**TASK TO COMPLETE:** Will you repeat only the lines from the one with "Write a Python" through the one with "plt.rcParams['font.family'] = ['Liberation", both included, leaving every picture out?

-- start of DATA FOR PROCESSING --

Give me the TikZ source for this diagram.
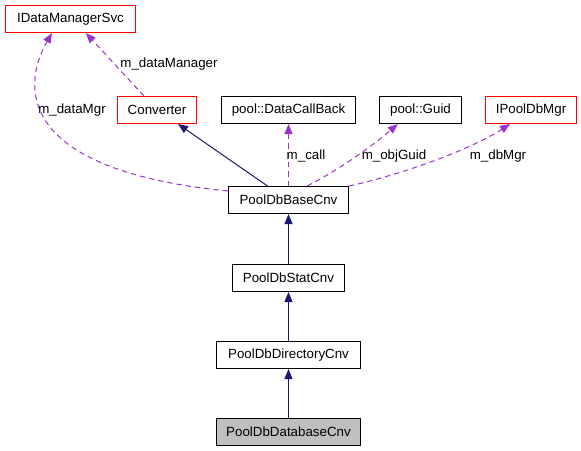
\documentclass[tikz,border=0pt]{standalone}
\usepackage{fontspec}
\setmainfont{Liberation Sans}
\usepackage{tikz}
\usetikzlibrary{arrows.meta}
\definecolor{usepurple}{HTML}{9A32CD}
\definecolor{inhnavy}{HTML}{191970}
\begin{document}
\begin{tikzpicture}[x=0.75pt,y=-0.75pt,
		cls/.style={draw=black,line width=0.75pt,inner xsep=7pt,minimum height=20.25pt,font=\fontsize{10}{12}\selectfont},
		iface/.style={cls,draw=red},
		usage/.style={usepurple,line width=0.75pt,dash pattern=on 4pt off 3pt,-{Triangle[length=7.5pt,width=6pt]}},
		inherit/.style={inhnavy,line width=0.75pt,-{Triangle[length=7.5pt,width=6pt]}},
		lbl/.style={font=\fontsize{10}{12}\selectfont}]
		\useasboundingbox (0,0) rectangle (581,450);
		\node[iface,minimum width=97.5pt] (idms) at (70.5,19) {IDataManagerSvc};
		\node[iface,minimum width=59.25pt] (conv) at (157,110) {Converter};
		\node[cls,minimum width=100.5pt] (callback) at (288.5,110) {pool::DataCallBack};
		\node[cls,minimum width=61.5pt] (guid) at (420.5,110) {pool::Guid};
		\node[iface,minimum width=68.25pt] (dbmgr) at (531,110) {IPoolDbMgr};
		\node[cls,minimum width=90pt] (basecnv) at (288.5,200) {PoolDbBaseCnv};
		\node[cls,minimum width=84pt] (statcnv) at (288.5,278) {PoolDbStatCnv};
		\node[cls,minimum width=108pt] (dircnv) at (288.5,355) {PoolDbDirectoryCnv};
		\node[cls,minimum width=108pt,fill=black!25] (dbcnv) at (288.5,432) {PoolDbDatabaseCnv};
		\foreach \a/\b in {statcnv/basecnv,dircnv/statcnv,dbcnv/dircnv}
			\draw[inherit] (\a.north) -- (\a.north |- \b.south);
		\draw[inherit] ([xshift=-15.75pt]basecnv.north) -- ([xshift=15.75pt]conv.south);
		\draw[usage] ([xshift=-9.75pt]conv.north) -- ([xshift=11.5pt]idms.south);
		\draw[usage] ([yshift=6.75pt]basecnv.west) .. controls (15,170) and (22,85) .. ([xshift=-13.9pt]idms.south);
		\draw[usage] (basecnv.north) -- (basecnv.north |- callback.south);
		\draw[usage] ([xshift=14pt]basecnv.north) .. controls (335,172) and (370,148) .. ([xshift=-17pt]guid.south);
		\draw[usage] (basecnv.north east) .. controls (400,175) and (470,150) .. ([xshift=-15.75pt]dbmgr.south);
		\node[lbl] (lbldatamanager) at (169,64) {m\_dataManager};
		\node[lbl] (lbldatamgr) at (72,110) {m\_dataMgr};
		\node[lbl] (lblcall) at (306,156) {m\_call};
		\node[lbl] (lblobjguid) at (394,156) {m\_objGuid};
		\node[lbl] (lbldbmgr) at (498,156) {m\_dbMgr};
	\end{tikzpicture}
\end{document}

-- end of DATA FOR PROCESSING --
-- start of DATA FOR PROCESSING --

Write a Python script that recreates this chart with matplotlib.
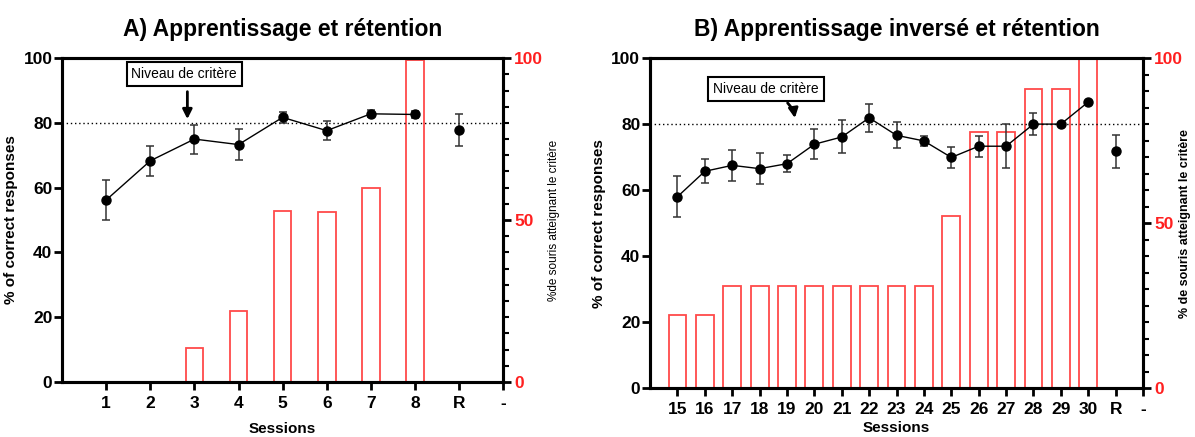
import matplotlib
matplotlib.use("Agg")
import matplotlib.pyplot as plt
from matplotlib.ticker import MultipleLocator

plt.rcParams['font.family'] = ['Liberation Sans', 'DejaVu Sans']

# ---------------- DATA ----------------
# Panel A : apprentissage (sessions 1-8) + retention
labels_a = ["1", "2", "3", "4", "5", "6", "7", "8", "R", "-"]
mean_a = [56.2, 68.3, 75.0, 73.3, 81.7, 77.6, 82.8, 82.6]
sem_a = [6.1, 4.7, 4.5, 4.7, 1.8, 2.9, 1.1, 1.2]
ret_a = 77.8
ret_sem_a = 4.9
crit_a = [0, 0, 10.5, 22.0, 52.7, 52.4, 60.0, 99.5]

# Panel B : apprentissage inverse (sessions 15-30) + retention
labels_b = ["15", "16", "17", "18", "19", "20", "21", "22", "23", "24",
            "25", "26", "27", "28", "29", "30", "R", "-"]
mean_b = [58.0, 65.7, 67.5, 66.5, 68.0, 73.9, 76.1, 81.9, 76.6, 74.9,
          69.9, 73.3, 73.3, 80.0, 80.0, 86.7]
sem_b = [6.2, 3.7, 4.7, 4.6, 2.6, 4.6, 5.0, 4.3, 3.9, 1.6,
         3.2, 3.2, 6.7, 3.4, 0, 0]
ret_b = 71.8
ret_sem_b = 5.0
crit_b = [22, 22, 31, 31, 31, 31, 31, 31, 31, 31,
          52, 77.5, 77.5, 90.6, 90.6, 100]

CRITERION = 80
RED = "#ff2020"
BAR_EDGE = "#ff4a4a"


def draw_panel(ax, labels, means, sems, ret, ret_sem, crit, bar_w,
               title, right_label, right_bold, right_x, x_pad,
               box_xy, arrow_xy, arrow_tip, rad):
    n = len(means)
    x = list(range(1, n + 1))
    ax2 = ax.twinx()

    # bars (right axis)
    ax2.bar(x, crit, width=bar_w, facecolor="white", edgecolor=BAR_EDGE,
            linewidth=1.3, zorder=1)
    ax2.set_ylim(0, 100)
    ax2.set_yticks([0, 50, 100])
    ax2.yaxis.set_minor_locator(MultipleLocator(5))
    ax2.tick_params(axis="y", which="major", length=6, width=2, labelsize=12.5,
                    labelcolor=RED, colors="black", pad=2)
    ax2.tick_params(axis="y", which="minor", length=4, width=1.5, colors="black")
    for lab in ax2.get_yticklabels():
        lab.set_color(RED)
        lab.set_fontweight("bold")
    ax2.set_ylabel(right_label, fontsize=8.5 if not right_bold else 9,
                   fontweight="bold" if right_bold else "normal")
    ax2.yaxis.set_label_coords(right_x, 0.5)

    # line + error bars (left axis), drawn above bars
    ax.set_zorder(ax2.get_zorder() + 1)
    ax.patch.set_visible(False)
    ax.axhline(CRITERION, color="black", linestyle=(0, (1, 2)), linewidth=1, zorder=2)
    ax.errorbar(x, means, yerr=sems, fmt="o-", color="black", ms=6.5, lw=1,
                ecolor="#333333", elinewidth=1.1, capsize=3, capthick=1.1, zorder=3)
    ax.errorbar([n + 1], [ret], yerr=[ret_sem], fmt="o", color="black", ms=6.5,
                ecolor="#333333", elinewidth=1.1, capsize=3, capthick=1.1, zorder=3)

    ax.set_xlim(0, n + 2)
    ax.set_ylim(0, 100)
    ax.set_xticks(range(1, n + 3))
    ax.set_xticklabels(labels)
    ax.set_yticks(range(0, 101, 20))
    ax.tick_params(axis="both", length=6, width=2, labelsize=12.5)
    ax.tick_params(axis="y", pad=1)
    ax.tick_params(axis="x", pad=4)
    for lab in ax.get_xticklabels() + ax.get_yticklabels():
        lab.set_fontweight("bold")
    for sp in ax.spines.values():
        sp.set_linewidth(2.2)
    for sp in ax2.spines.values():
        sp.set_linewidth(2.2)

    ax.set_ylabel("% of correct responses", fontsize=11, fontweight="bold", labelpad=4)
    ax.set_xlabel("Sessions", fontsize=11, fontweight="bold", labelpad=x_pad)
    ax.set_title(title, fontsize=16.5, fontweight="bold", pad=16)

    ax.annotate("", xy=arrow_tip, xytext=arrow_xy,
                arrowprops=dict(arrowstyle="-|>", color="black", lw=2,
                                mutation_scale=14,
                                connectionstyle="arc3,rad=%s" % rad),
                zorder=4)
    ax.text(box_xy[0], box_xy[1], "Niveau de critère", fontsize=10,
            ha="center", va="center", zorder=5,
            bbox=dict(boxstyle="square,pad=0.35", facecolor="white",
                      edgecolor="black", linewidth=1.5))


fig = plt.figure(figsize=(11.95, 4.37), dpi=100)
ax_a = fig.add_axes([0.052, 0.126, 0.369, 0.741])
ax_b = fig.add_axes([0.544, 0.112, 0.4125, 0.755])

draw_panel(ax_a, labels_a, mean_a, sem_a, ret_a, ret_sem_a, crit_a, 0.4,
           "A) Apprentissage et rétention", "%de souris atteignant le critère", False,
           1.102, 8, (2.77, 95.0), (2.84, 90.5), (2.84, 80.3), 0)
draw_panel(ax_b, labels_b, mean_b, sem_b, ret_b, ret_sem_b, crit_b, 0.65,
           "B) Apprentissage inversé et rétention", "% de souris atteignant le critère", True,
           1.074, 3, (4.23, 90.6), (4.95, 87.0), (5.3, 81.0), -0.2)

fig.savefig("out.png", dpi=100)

-- end of DATA FOR PROCESSING --

**RESULT FOR THIS TASK:**
Write a Python script that recreates this chart with matplotlib.
import matplotlib
matplotlib.use("Agg")
import matplotlib.pyplot as plt
from matplotlib.ticker import MultipleLocator

plt.rcParams['font.family'] = ['Liberation Sans', 'DejaVu Sans']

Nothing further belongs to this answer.